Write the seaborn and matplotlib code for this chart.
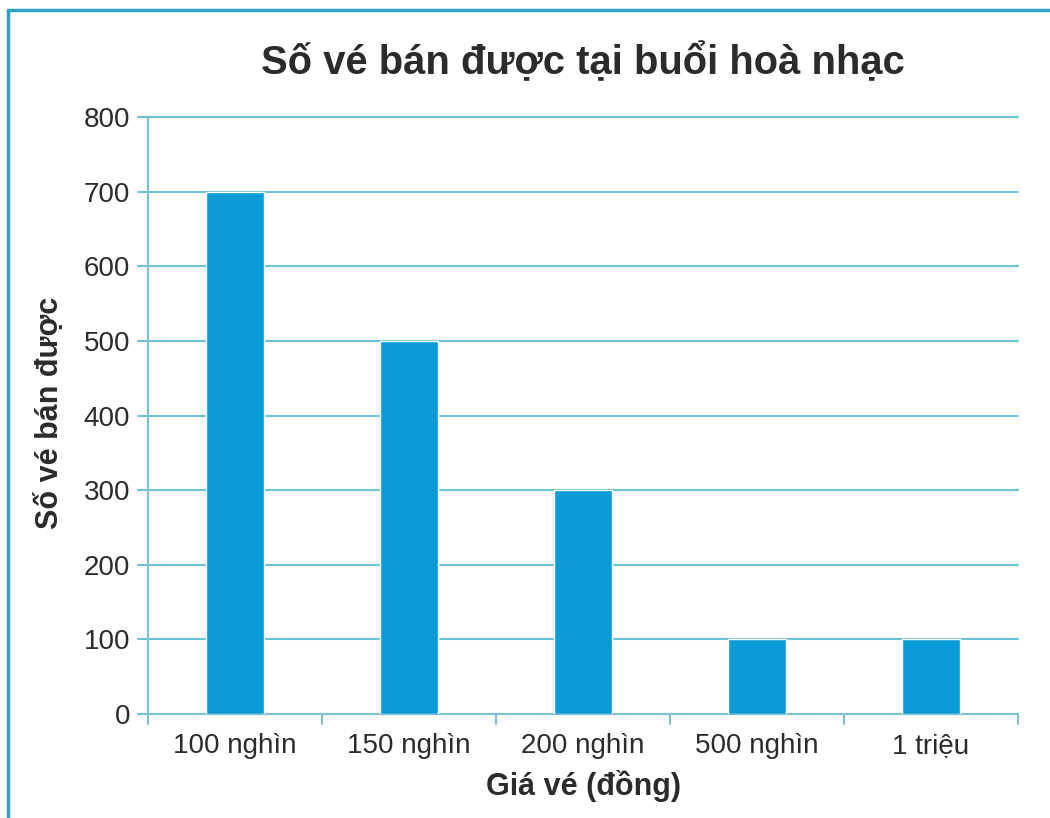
import matplotlib
matplotlib.use("Agg")
import matplotlib.pyplot as plt
import pandas as pd
import seaborn as sns
from matplotlib.lines import Line2D

# data
ticket_prices = ["100 nghìn", "150 nghìn", "200 nghìn", "500 nghìn", "1 triệu"]
tickets_sold = [700, 500, 300, 100, 100]
y_ticks = [0, 100, 200, 300, 400, 500, 600, 700, 800]

BAR_COLOR = "#0a9bd7"
GRID_COLOR = "#6cc3d5"
SPINE_COLOR = "#7fbfd0"
FRAME_COLOR = "#2fa3c6"
TEXT_COLOR = "#2b2b2b"

sns.set_theme(style="white")
plt.rcParams["font.family"] = ["Liberation Sans", "DejaVu Sans"]

df = pd.DataFrame({"price": ticket_prices, "sold": tickets_sold})

W, H = 1050, 818
fig = plt.figure(figsize=(W / 100, H / 100), dpi=100)
fig.patch.set_facecolor("white")
ax = fig.add_axes([148 / W, 1 - 714 / H, 870 / W, 597 / H])

sns.barplot(data=df, x="price", y="sold", color=BAR_COLOR, saturation=1,
            width=0.33, ax=ax, zorder=3)

ax.set_ylim(0, 800)
ax.set_xlim(-0.5, len(ticket_prices) - 0.5)
ax.set_yticks(y_ticks)
ax.yaxis.grid(True, color=GRID_COLOR, linewidth=1.5, zorder=0)
ax.set_axisbelow(True)
for gl in ax.get_ygridlines():
    gl.set_clip_on(False)

# gridlines stick out a bit past the left spine
for y in y_ticks:
    ax.plot([-0.555, -0.5], [y, y], color=GRID_COLOR, lw=1.5, clip_on=False)

for side in ["top", "right"]:
    ax.spines[side].set_visible(False)
for side in ["left", "bottom"]:
    ax.spines[side].set_color(SPINE_COLOR)
    ax.spines[side].set_linewidth(1.5)

ax.tick_params(axis="y", length=0, pad=13, labelsize=20, labelcolor=TEXT_COLOR)
ax.tick_params(axis="x", length=0, pad=14, labelsize=20, labelcolor=TEXT_COLOR)

# ticks between categories
for i in range(len(ticket_prices) + 1):
    ax.plot([i - 0.5, i - 0.5], [0, -14], color=SPINE_COLOR, lw=1.5, clip_on=False)

ax.set_xlabel("Giá vé (đồng)", fontsize=22, fontweight="bold", color=TEXT_COLOR, va="center")
ax.xaxis.set_label_coords(0.5, -(786 - 714) / 597)
ax.set_ylabel("Số vé bán được", fontsize=22, fontweight="bold", color=TEXT_COLOR, va="center")
ax.yaxis.set_label_coords((50 - 148) / 870, 0.505)

fig.text(583 / W, 1 - 62 / H, "Số vé bán được tại buổi hoà nhạc",
         ha="center", va="center", fontsize=28.8, fontweight="bold", color=TEXT_COLOR)

# frame: top and left edges only
fig.lines.append(Line2D([8 / W, 1], [1 - 10 / H, 1 - 10 / H], transform=fig.transFigure,
                        color=FRAME_COLOR, lw=2.5))
fig.lines.append(Line2D([8 / W, 8 / W], [0, 1 - 10 / H], transform=fig.transFigure,
                        color=FRAME_COLOR, lw=2.5))

fig.savefig("out.png", dpi=100)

* * *

Task prompt –
Return each line of the data, keeping its wording exact and omitting pictures.

Response to the exercise –
Write the seaborn and matplotlib code for this chart.
import matplotlib
matplotlib.use("Agg")
import matplotlib.pyplot as plt
import pandas as pd
import seaborn as sns
from matplotlib.lines import Line2D

# data
ticket_prices = ["100 nghìn", "150 nghìn", "200 nghìn", "500 nghìn", "1 triệu"]
tickets_sold = [700, 500, 300, 100, 100]
y_ticks = [0, 100, 200, 300, 400, 500, 600, 700, 800]

BAR_COLOR = "#0a9bd7"
GRID_COLOR = "#6cc3d5"
SPINE_COLOR = "#7fbfd0"
FRAME_COLOR = "#2fa3c6"
TEXT_COLOR = "#2b2b2b"

sns.set_theme(style="white")
plt.rcParams["font.family"] = ["Liberation Sans", "DejaVu Sans"]

df = pd.DataFrame({"price": ticket_prices, "sold": tickets_sold})

W, H = 1050, 818
fig = plt.figure(figsize=(W / 100, H / 100), dpi=100)
fig.patch.set_facecolor("white")
ax = fig.add_axes([148 / W, 1 - 714 / H, 870 / W, 597 / H])

sns.barplot(data=df, x="price", y="sold", color=BAR_COLOR, saturation=1,
            width=0.33, ax=ax, zorder=3)

ax.set_ylim(0, 800)
ax.set_xlim(-0.5, len(ticket_prices) - 0.5)
ax.set_yticks(y_ticks)
ax.yaxis.grid(True, color=GRID_COLOR, linewidth=1.5, zorder=0)
ax.set_axisbelow(True)
for gl in ax.get_ygridlines():
    gl.set_clip_on(False)

# gridlines stick out a bit past the left spine
for y in y_ticks:
    ax.plot([-0.555, -0.5], [y, y], color=GRID_COLOR, lw=1.5, clip_on=False)

for side in ["top", "right"]:
    ax.spines[side].set_visible(False)
for side in ["left", "bottom"]:
    ax.spines[side].set_color(SPINE_COLOR)
    ax.spines[side].set_linewidth(1.5)

ax.tick_params(axis="y", length=0, pad=13, labelsize=20, labelcolor=TEXT_COLOR)
ax.tick_params(axis="x", length=0, pad=14, labelsize=20, labelcolor=TEXT_COLOR)

# ticks between categories
for i in range(len(ticket_prices) + 1):
    ax.plot([i - 0.5, i - 0.5], [0, -14], color=SPINE_COLOR, lw=1.5, clip_on=False)

ax.set_xlabel("Giá vé (đồng)", fontsize=22, fontweight="bold", color=TEXT_COLOR, va="center")
ax.xaxis.set_label_coords(0.5, -(786 - 714) / 597)
ax.set_ylabel("Số vé bán được", fontsize=22, fontweight="bold", color=TEXT_COLOR, va="center")
ax.yaxis.set_label_coords((50 - 148) / 870, 0.505)

fig.text(583 / W, 1 - 62 / H, "Số vé bán được tại buổi hoà nhạc",
         ha="center", va="center", fontsize=28.8, fontweight="bold", color=TEXT_COLOR)

# frame: top and left edges only
fig.lines.append(Line2D([8 / W, 1], [1 - 10 / H, 1 - 10 / H], transform=fig.transFigure,
                        color=FRAME_COLOR, lw=2.5))
fig.lines.append(Line2D([8 / W, 8 / W], [0, 1 - 10 / H], transform=fig.transFigure,
                        color=FRAME_COLOR, lw=2.5))

fig.savefig("out.png", dpi=100)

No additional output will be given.